Kalish also pointed to testimony from Doody's former girlfriend, who said he told her four Tucson men arrested in the case weren't involved and that he said he had money because of the temple crime. Other friends or acquaintances also back up Garcia's version of events, including the man who loaned the young men a 22.-caliber rifle used in the killings.

"What (Garcia) tells police, what you heard on the (interview) tape, what he said on the witness stand, fits everything," Kalish told the jury. "He wanted to avoid the death penalty, but the only way to do that was to be open and up front," Kalish said.

But Schaffer told jurors they should consider the source, and consider that the young man who lent the rifle used in the slaying may have been Garcia's real accomplice. That man is now dead.

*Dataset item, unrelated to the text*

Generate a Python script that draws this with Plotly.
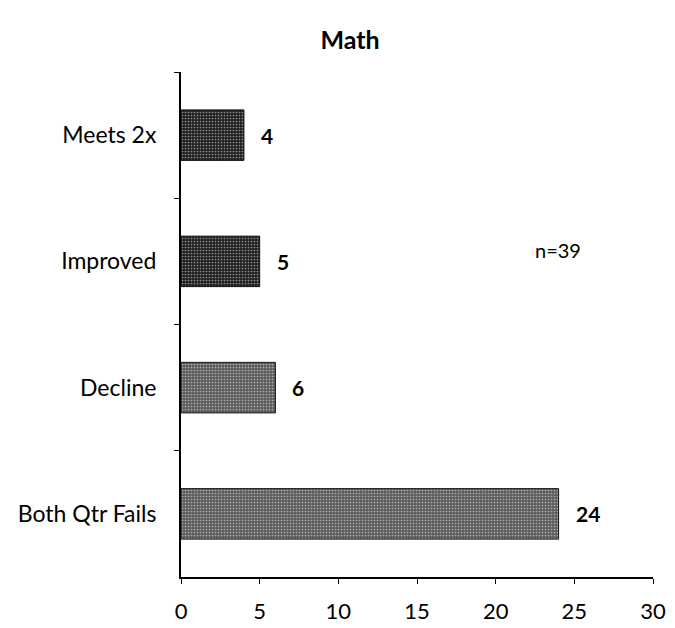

"Garcia could have done these killings on his own. He had motive and he had the opportunity," Schaffer said. "Or the accomplice could be Rolando Carratachea."

Doody, an ROTC member in his senior year at a suburban Phoenix high school, was staying at Garcia's house when the murders happened. His family had left him behind to finish high school when they moved to Colorado, Schaffer said. Still, he worked and saved his money, despite prosecutors' contention that he committed the robbery to pay for a Ford Mustang.

Doody, whose brother had once studied at the temple, had visited it and worried his accent would lead a witness to identify him, Kalish said. He said Doody planned the robbery to get money.